If it’s not open source, who is going to develop these tools?
I think it’s theoretically possible to have such tools be open source, as long as they are near perfect. 99% of spammers & trolls aren’t going to take the time to develop something specific to get around our system.
Do you mean spam detection or copied/stolen copyrighted source code detection? Because fraud seems like a social engineering issue rather than something you can just search the text of the post for.
Spam, voting fraud, troll detection – these are all areas where we don’t want to make public exactly how we detect issues. This is a good question; how do other open-source projects handle sensitive parts of their projects?
a system to deter spammers (e.g. email and ip blocking), and
a system catching vote fraud and similar things (sockpuppets, targeted upvoting)
On SE, the exact algorithms for the latter are private, “because otherwise people could work around it, by violating the rules, but not the implementation”.
Sorry, the above is right that I meant voting fraud, I’ll update my post.
Not sure how other open source systems handle this; I know when Reddit was open source, the spam/troll detection was the only thing that was closed source.
Perhaps the system can be based on a bunch of tweak parameters. If made “complicated” enough, knowing the algorithm doesn’t help much without known what the dozen or so tweak parameters are set to. Those would be in the database and only visible to the people running the site and possibly mods. Letting the mods adjust the parameters might be useful to react quickly to tune out specific threats as they pop up.
Security through obscurity isn’t really security. So leaving parameters hidden isn’t really going to help, because spammers can use scripts to automate spam posts until they figure them out.
It’s the same thing with leaving code hidden. It doesn’t truly make it more secure, it just makes penetration take more time (sometimes).
If increasing the difficulty of subversion is all that is required, then it is enough to do so.
Project director for Charcoal (including Smokey) here. SmokeDetector’s detection systems are highly tuned for spam; more to the point, they’re highly tuned to spam on SE. Every site that has a textbox gets a different variety of spam; Smokey’s rules may completely miss any spam we get.

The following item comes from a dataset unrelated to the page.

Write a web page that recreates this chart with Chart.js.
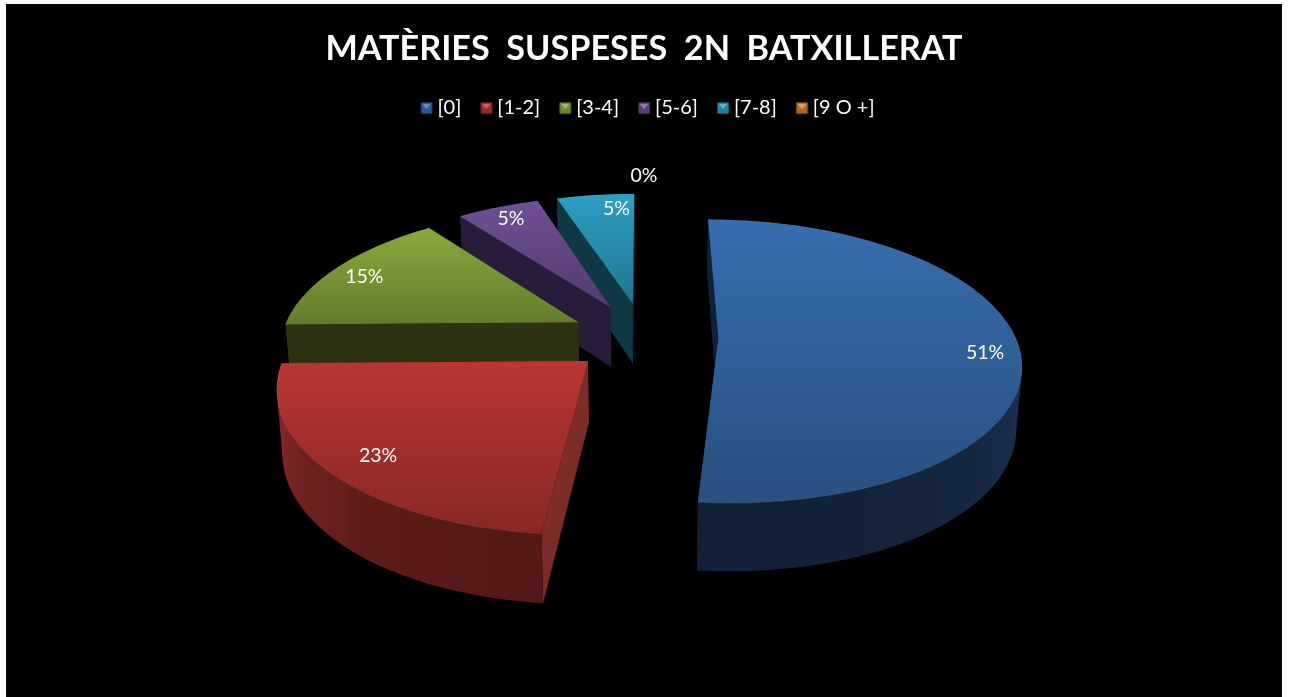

In any case, spam isn’t a problem we need to worry about for MVP. MVP should be about getting up and running; bells and whistles like spam detection are v1.1 features - not too long after MVP, but shouldn’t block initial release.
@Olin and @mbomb007 have hit the nails on the head here. We don’t need security, we just need difficulty—spammers (and trolls) are lazy, and will give up if you start putting roadblocks in their way. So, yes, we can find our algorithm, then make its numerical parameters configurable site settings with sensible default values: that’s more than sufficient obscurity to be enough of a roadblock.

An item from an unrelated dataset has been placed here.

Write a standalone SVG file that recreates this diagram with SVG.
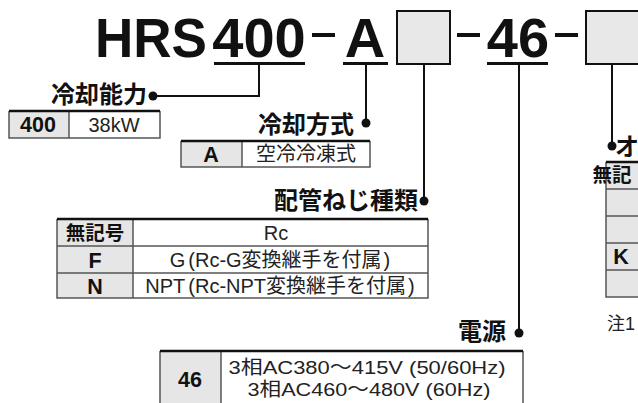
<svg xmlns="http://www.w3.org/2000/svg" width="638" height="403" viewBox="0 0 638 403">
<style>
.title{font-family:"Liberation Sans","Noto Sans CJK JP",sans-serif;font-weight:bold;font-size:56px;fill:#111}
.lbl{font-family:"Noto Sans CJK JP","Liberation Sans",sans-serif;font-weight:bold;font-size:24px;fill:#111}
.cb{font-family:"Liberation Sans","Noto Sans CJK JP",sans-serif;font-weight:bold;font-size:21.5px;fill:#111;text-anchor:middle}
.cj{font-family:"Noto Sans CJK JP","Liberation Sans",sans-serif;font-weight:bold;font-size:19.5px;fill:#111;text-anchor:middle}
.cr{font-family:"Liberation Sans","Noto Sans CJK JP",sans-serif;font-size:20px;fill:#222;text-anchor:middle}
.cp{font-family:"Liberation Sans","Noto Sans CJK JP",sans-serif;font-size:19px;fill:#222;text-anchor:middle}
.note{font-family:"Liberation Sans","Noto Sans CJK JP",sans-serif;font-size:18px;fill:#222}
.key{fill:#e6e6e6}
.val{fill:#fff}
.grid{stroke:#555;stroke-width:1.5;fill:none}
.top{stroke:#111;stroke-width:2.5}
.bar{fill:#111}
.box{fill:#e8e8e8;stroke:#111;stroke-width:2}
.conn{stroke:#111;stroke-width:2;fill:none}
.dot{fill:#111}
</style>
<defs>
<clipPath id="edge"><rect x="0" y="0" width="638" height="403"/></clipPath>
</defs>
<rect width="638" height="403" fill="#fff"/>
<g id="model">
<text class="title" x="95" y="57" textLength="112" lengthAdjust="spacingAndGlyphs">HRS</text>
<text class="title" x="259" y="57" text-anchor="middle">400</text>
<rect class="bar" x="214" y="62" width="91" height="3"/>
<rect class="bar" x="312" y="33" width="23" height="4"/>
<text class="title" x="365" y="57" text-anchor="middle">A</text>
<rect class="bar" x="343" y="62" width="45" height="3"/>
<rect class="box" x="397" y="11" width="53" height="53"/>
<rect class="bar" x="457" y="33" width="23" height="4"/>
<text class="title" x="518" y="57" text-anchor="middle">46</text>
<rect class="bar" x="487" y="62" width="61" height="3"/>
<rect class="bar" x="555" y="33" width="23" height="4"/>
<rect class="box" x="586" y="11" width="60" height="53"/>
</g>
<g id="connectors">
<path class="conn" d="M259 64V96H153"/>
<circle class="dot" cx="153" cy="96" r="4.5"/>
<path class="conn" d="M366 64V123"/>
<circle class="dot" cx="366" cy="123" r="4.5"/>
<path class="conn" d="M424 64V201"/>
<circle class="dot" cx="424" cy="201" r="4.5"/>
<path class="conn" d="M519 64V333"/>
<circle class="dot" cx="519" cy="333" r="4.5"/>
<path class="conn" d="M612 64V146"/>
<circle class="dot" cx="612" cy="146" r="4.5"/>
</g>
<g id="capacity">
<text class="lbl" x="147" y="103" text-anchor="end">冷却能力</text>
<rect class="key" x="9" y="111" width="60" height="27"/>
<rect class="val" x="69" y="111" width="91" height="27"/>
<path class="grid" d="M9 111V138H160V111M69 111V138"/>
<path class="top" d="M9 111H160"/>
<text class="cb" x="38" y="132">400</text>
<text class="cr" x="114" y="131.5">38kW</text>
</g>
<g id="cooling">
<text class="lbl" x="354" y="133" text-anchor="end">冷却方式</text>
<rect class="key" x="181" y="141" width="61" height="26"/>
<rect class="val" x="242" y="141" width="128" height="26"/>
<path class="grid" d="M181 141V167H370V141M242 141V167"/>
<path class="top" d="M181 141H370"/>
<text class="cb" x="211" y="162">A</text>
<text class="cr" x="306" y="161">空冷冷凍式</text>
</g>
<g id="thread">
<text class="lbl" x="418" y="209" text-anchor="end">配管ねじ種類</text>
<rect class="key" x="57" y="219" width="76" height="79"/>
<rect class="val" x="133" y="219" width="295" height="79"/>
<path class="grid" d="M57 219V298H428V219M133 219V298M57 246H428M57 273H428"/>
<path class="top" d="M57 219H428"/>
<text class="cj" x="95" y="239.5">無記号</text>
<text class="cr" x="276" y="240">Rc</text>
<text class="cb" x="95" y="267.5">F</text>
<text class="cr" x="280" y="267">G<tspan dx="3">(</tspan>Rc-G変換継手を付属<tspan dx="2">)</tspan></text>
<text class="cb" x="95" y="293.5">N</text>
<text class="cr" x="280" y="293">NPT<tspan dx="3">(</tspan>Rc-NPT変換継手を付属<tspan dx="2">)</tspan></text>
</g>
<g id="power">
<text class="lbl" x="506" y="340" text-anchor="end">電源</text>
<rect class="key" x="160" y="351" width="61" height="60"/>
<rect class="val" x="221" y="351" width="302" height="60"/>
<path class="grid" d="M160 351V411M221 351V411M523 351V411"/>
<path class="top" d="M160 351H523"/>
<text class="cb" x="190" y="387">46</text>
<text class="cp" x="367" y="374" textLength="277" lengthAdjust="spacingAndGlyphs">3相AC380〜415V (50/60Hz)</text>
<text class="cp" x="369" y="396" textLength="243" lengthAdjust="spacingAndGlyphs">3相AC460〜480V (60Hz)</text>
</g>
<g id="option">
<text class="lbl" x="615" y="155" font-size="23">オ</text>
<rect class="key" x="606" y="162" width="40" height="135"/>
<path class="grid" d="M606 162V297H646M606 189H646M606 216H646M606 243H646M606 270H646"/>
<path class="top" d="M606 162H646"/>
<g clip-path="url(#edge)">
<text class="cj" x="612" y="182" text-anchor="start">無記</text>
</g>
<text class="cb" x="621" y="264" text-anchor="start">K</text>
<text class="note" x="607" y="330">注1</text>
</g>
</svg>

And I’m hoping that with Codidact being both open-source (so we can write hooks for spam detection) and the primary instance well governed (ahem), that we can have a much tighter integration with Charcoal than SE does. (OK, having the same person in charge helps too.)
Some basic rate limiting on the post functionality will most likely be more than enough in the beginning. Spam in general scales with the eyeballs the spammer can get and so it’s highly unlikely that we’ll have a significant spam problem from day one.
Furthermore, it doesn’t necessarily help a spammer to know our intricate system of spam detection if certain parameters and configuration on our production deployment are not part of the code.
As the author/owner of Codidact we could incorporate non-free modules without violating the license (licenses are for other people). But it might be worth considering whether an exception should be allowed for people who want to host their own instances.
Note however that every single contributor will have to agree with the non-free modules.
If we go for the special exception, the exact scope of the special exception should be very well considered, or else we might undermine the very reason of selecting the AGPL in the first place.
I’m not so sure. If there are well-defined, easily-accessible rules for how the filter works, what’s stopping someone from writing code to automate a process to get around the filter?
It’s the “script kiddie” problem: All it takes is one non-lazy spammer to create this and distribute it, and then all the lazy ones have the power to make use of it.
There’s nothing to stop folks doing that on SE either, and their algorithm is secret. I don’t believe there’s anything to be gained by secrecy, as long as the variables are configurable.